I thought I had a completely functional submission yesterday morning. All I needed to do was to use the test script once to verify that. But when I uploaded it, the test script wouldn’t even run. After some time of research (my professor was out of town and nobody else had the same problems), I discovered that it was because I was running Bash as my default shell. I changed that to csh (C-shell) and now the script finally ran.

I failed every test. It gave me absolutely useless explanations for why I failed them, but I found one lethal error that could have caused me to fail them all: instead of using sb $0, 0($a0) to save a null character, I used lb $0, 0($a0) (which obviously doesn’t work). After I fixed that (using notepad), I uploaded the file again, and it still failed all the tests. I read through the code again, but I found no bugs!

I opened Mars (our MIPS assembler) and tried running the code, and surprisingly it worked, so I saved it (even though I made no changes) and uploaded it. And now the tests don’t complain that they failed–instead they complain about some command not being found. After Googling a bit, I realized that that command isn’t in csh, but it’s in tcsh. So I changed my shell to that, and program passed all tests–yay!

Now that I was confident my code worked, I put off the last part–commenting the code (yup, the whole assembly file was nearly uncommented when I wrote it) until 10:40. But after commenting, the code stopped working–it failed all the tests again! I was so confused!

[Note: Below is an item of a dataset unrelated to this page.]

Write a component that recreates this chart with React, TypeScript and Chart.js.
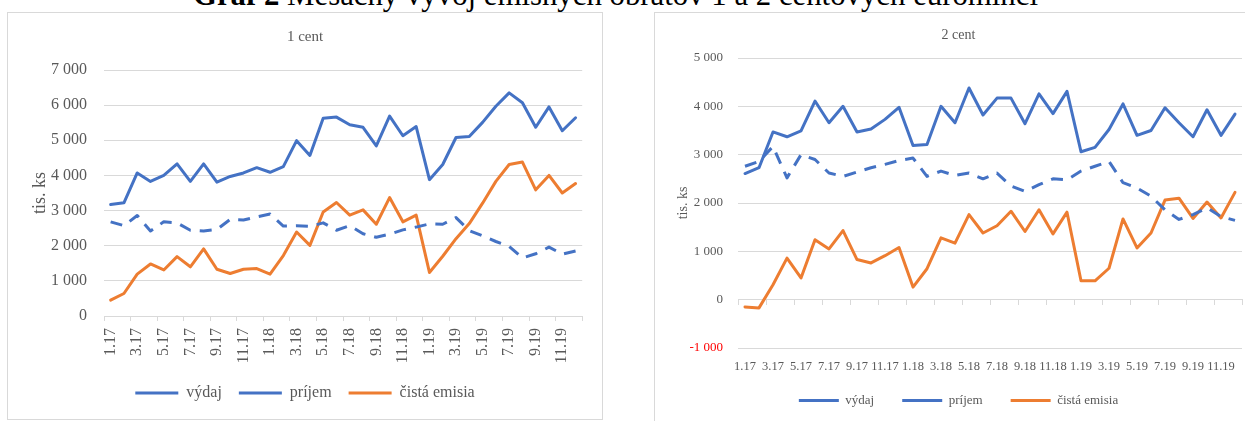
import React, { useEffect, useRef } from 'react';
import { Chart, registerables } from 'chart.js';

Chart.register(...registerables);

const months = [
  '1.17', '2.17', '3.17', '4.17', '5.17', '6.17', '7.17', '8.17', '9.17', '10.17', '11.17', '12.17',
  '1.18', '2.18', '3.18', '4.18', '5.18', '6.18', '7.18', '8.18', '9.18', '10.18', '11.18', '12.18',
  '1.19', '2.19', '3.19', '4.19', '5.19', '6.19', '7.19', '8.19', '9.19', '10.19', '11.19', '12.19',
];

const seriesNames = ['výdaj', 'príjem', 'čistá emisia'];

// 1 cent
const vydaj1 = [3170, 3220, 4070, 3830, 4000, 4330, 3830, 4330, 3810, 3970, 4070, 4220, 4090, 4250, 4990, 4570, 5630, 5660, 5440, 5370, 4840, 5690, 5130, 5390, 3880, 4310, 5080, 5110, 5510, 5970, 6350, 6070, 5370, 5950, 5270, 5640];
const prijem1 = [2680, 2570, 2860, 2420, 2680, 2650, 2440, 2420, 2460, 2750, 2730, 2820, 2900, 2560, 2570, 2550, 2650, 2440, 2570, 2340, 2240, 2330, 2450, 2530, 2620, 2610, 2800, 2430, 2280, 2120, 1980, 1650, 1770, 1960, 1760, 1850];
const emisia1 = [450, 640, 1190, 1480, 1310, 1690, 1400, 1910, 1330, 1210, 1330, 1350, 1190, 1720, 2390, 2010, 2960, 3230, 2870, 3020, 2610, 3370, 2680, 2870, 1240, 1700, 2200, 2630, 3210, 3830, 4310, 4380, 3590, 4000, 3500, 3770];

// 2 cent
const vydaj2 = [2610, 2730, 3470, 3370, 3490, 4110, 3660, 4000, 3470, 3530, 3730, 3980, 3190, 3210, 4000, 3660, 4380, 3820, 4170, 4170, 3640, 4260, 3850, 4310, 3060, 3150, 3520, 4050, 3400, 3500, 3970, 3660, 3370, 3930, 3400, 3840];
const prijem2 = [2760, 2860, 3170, 2520, 3000, 2900, 2620, 2550, 2640, 2730, 2800, 2880, 2930, 2550, 2660, 2570, 2620, 2500, 2620, 2350, 2240, 2380, 2500, 2480, 2660, 2760, 2860, 2420, 2310, 2140, 1860, 1660, 1760, 1900, 1720, 1640];
const emisia2 = [-150, -170, 310, 860, 450, 1240, 1050, 1430, 830, 760, 910, 1080, 260, 640, 1280, 1170, 1760, 1380, 1530, 1830, 1410, 1860, 1360, 1810, 390, 390, 650, 1670, 1070, 1380, 2060, 2100, 1680, 2020, 1690, 2220];

const GRID = '#d9d9d9';
const TEXT = '#595959';
const BLUE = '#4472C4';
const ORANGE = '#ED7D31';
const FONT = "'Liberation Serif', 'Times New Roman', serif";

function fmt(v: number): string {
  const s = Math.abs(v).toString().replace(/\B(?=(\d{3})+(?!\d))/g, ' ');
  return (v < 0 ? '-' : '') + s;
}

function everyOtherLabel(_v: any, i: number) {
  return i % 2 === 0 ? months[i] : '';
}

function tickMarkColor(ctx: any) {
  return ctx.index === undefined || ctx.index % 2 === 0 ? GRID : 'rgba(0,0,0,0)';
}

function makeDatasets(v: number[], p: number[], e: number[], width: number, dash: number[]) {
  const base = {
    pointRadius: 0,
    pointHoverRadius: 0,
    tension: 0,
    borderWidth: width,
    borderJoinStyle: 'round' as const,
    fill: false,
  };
  return [
    { ...base, label: seriesNames[0], data: v, borderColor: BLUE, backgroundColor: BLUE, borderCapStyle: 'round' as const },
    { ...base, label: seriesNames[1], data: p, borderColor: BLUE, backgroundColor: BLUE, borderDash: dash, borderCapStyle: 'butt' as const },
    { ...base, label: seriesNames[2], data: e, borderColor: ORANGE, backgroundColor: ORANGE, borderCapStyle: 'round' as const },
  ];
}

function LeftChart() {
  const ref = useRef<HTMLCanvasElement>(null);
  useEffect(() => {
    const chart = new Chart(ref.current!, {
      type: 'line',
      data: { labels: months, datasets: makeDatasets(vydaj1, prijem1, emisia1, 3, [12, 9]) as any },
      options: {
        animation: false,
        responsive: false,
        devicePixelRatio: 1,
        events: [],
        layout: { padding: { left: 17, right: 17, top: 0, bottom: 8 } },
        plugins: {
          tooltip: { enabled: false },
          title: {
            display: true,
            text: '1 cent',
            color: TEXT,
            font: { family: FONT, size: 15, weight: 'normal' },
            padding: { top: 15, bottom: 24 },
          },
          legend: {
            position: 'bottom',
            labels: {
              usePointStyle: true,
              pointStyle: 'line',
              pointStyleWidth: 43,
              padding: 17,
              color: TEXT,
              font: { family: FONT, size: 16 },
            },
          },
        },
        scales: {
          x: {
            offset: true,
            afterFit: (s: any) => { s.height = 52; },
            grid: { display: true, offset: true, drawOnChartArea: false, drawTicks: true, tickLength: 5, color: tickMarkColor },
            border: { display: true, color: GRID },
            ticks: {
              autoSkip: false,
              maxRotation: 90,
              minRotation: 90,
              padding: 7,
              color: TEXT,
              font: { family: FONT, size: 16 },
              callback: everyOtherLabel,
            },
          },
          y: {
            min: 0,
            max: 7000,
            afterFit: (s: any) => { s.width = 79; },
            grid: { color: GRID, drawTicks: false },
            border: { display: false },
            ticks: { stepSize: 1000, padding: 17, color: TEXT, font: { family: FONT, size: 16 }, callback: (v: any) => fmt(Number(v)) },
            title: { display: true, text: 'tis. ks', color: TEXT, font: { family: FONT, size: 18 }, padding: { top: 4, bottom: 0 } },
          },
        },
      } as any,
    });
    return () => chart.destroy();
  }, []);
  return <canvas ref={ref} width={594} height={406} style={{ display: 'block', width: 594, height: 406 }} />;
}

function RightChart() {
  const ref = useRef<HTMLCanvasElement>(null);
  useEffect(() => {
    const chart = new Chart(ref.current!, {
      type: 'line',
      data: { labels: months, datasets: makeDatasets(vydaj2, prijem2, emisia2, 3, [12, 9]) as any },
      options: {
        animation: false,
        responsive: false,
        devicePixelRatio: 1,
        events: [],
        layout: { padding: { left: 20, right: 20, top: 0, bottom: 4 } },
        plugins: {
          tooltip: { enabled: false },
          title: {
            display: true,
            text: '2 cent',
            color: TEXT,
            font: { family: FONT, size: 14, weight: 'normal' },
            padding: { top: 14, bottom: 14.2 },
          },
          legend: {
            position: 'bottom',
            labels: {
              usePointStyle: true,
              pointStyle: 'line',
              pointStyleWidth: 40,
              padding: 28,
              color: TEXT,
              font: { family: FONT, size: 13 },
            },
          },
        },
        scales: {
          x: {
            offset: true,
            afterFit: (s: any) => { s.height = 18; },
            grid: { display: false, drawTicks: false },
            border: { display: false },
            ticks: {
              autoSkip: false,
              maxRotation: 0,
              minRotation: 0,
              mirror: true,
              padding: -26.5,
              color: TEXT,
              font: { family: FONT, size: 12.5 },
              callback: everyOtherLabel,
            },
          },
          x2: {
            axis: 'x',
            type: 'category',
            position: { y: 0 },
            offset: true,
            grid: { display: true, offset: true, drawOnChartArea: false, drawTicks: true, tickLength: 5, color: tickMarkColor },
            border: { display: true, color: GRID },
            ticks: { display: false },
          },
          y: {
            min: -1000,
            max: 5000,
            afterFit: (s: any) => { s.width = 63; },
            grid: { color: GRID, drawTicks: false },
            border: { display: false },
            ticks: {
              stepSize: 1000,
              padding: 15,
              color: (c: any) => (c.tick && c.tick.value < 0 ? '#FF0000' : TEXT),
              font: { family: FONT, size: 13 },
              callback: (v: any) => fmt(Number(v)),
            },
            title: { display: true, text: 'tis. ks', color: TEXT, font: { family: FONT, size: 14 }, padding: { top: 0, bottom: 0 } },
          },
        },
      } as any,
    });
    return () => chart.destroy();
  }, []);
  return <canvas ref={ref} width={607} height={408} style={{ display: 'block', width: 607, height: 408 }} />;
}

export default function App() {
  return (
    <div style={{ position: 'absolute', left: 0, top: 0, width: 1245, height: 421, overflow: 'hidden', background: '#fff' }}>
      <div
        style={{
          position: 'absolute',
          left: 193,
          top: -20,
          whiteSpace: 'nowrap',
          fontFamily: FONT,
          fontSize: 30.8,
          lineHeight: 1,
          color: '#000',
        }}
      >
        <b>Graf 2</b> Mesačný vývoj emisných obratov 1 a 2 centových euromincí
      </div>
      <div style={{ position: 'absolute', left: 7, top: 12, width: 596, height: 408, border: '1px solid #d9d9d9', boxSizing: 'border-box' }}>
        <LeftChart />
      </div>
      <div style={{ position: 'absolute', left: 654, top: 12, width: 620, height: 420, border: '1px solid #d9d9d9', boxSizing: 'border-box' }}>
        <RightChart />
      </div>
    </div>
  );
}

So I replaced code bit by bit to see what made it work, and only at 11:55 did I figure out that this whole time, the only reason the test script failed me completely was that I didn’t have a newline at the very end of my program.

And this is also why opening and saving in Mars, even with no changes, fixed my program up above (paragraph 2). Isn’t that stupid? How should I have known that I shouldn’t use Notepad to edit my program? (it doesn’t automatically add a newline) How should I have known that the script works only on tcsh? I suppose it was unwise of me to change my settings away from the default, but isn’t that what settings are for?

Part of it was lack of documentation on Clancy (my professor)’s part–a simple “The script only works on tcsh and on newline-terminated code” would have sufficed to save me 4 hours! The other part was a bona fide mistake of a programmer. (I made one typo!) But together they were disaster because nobody else had the same problems. Lesson: There are dangers to doing things unconventionally.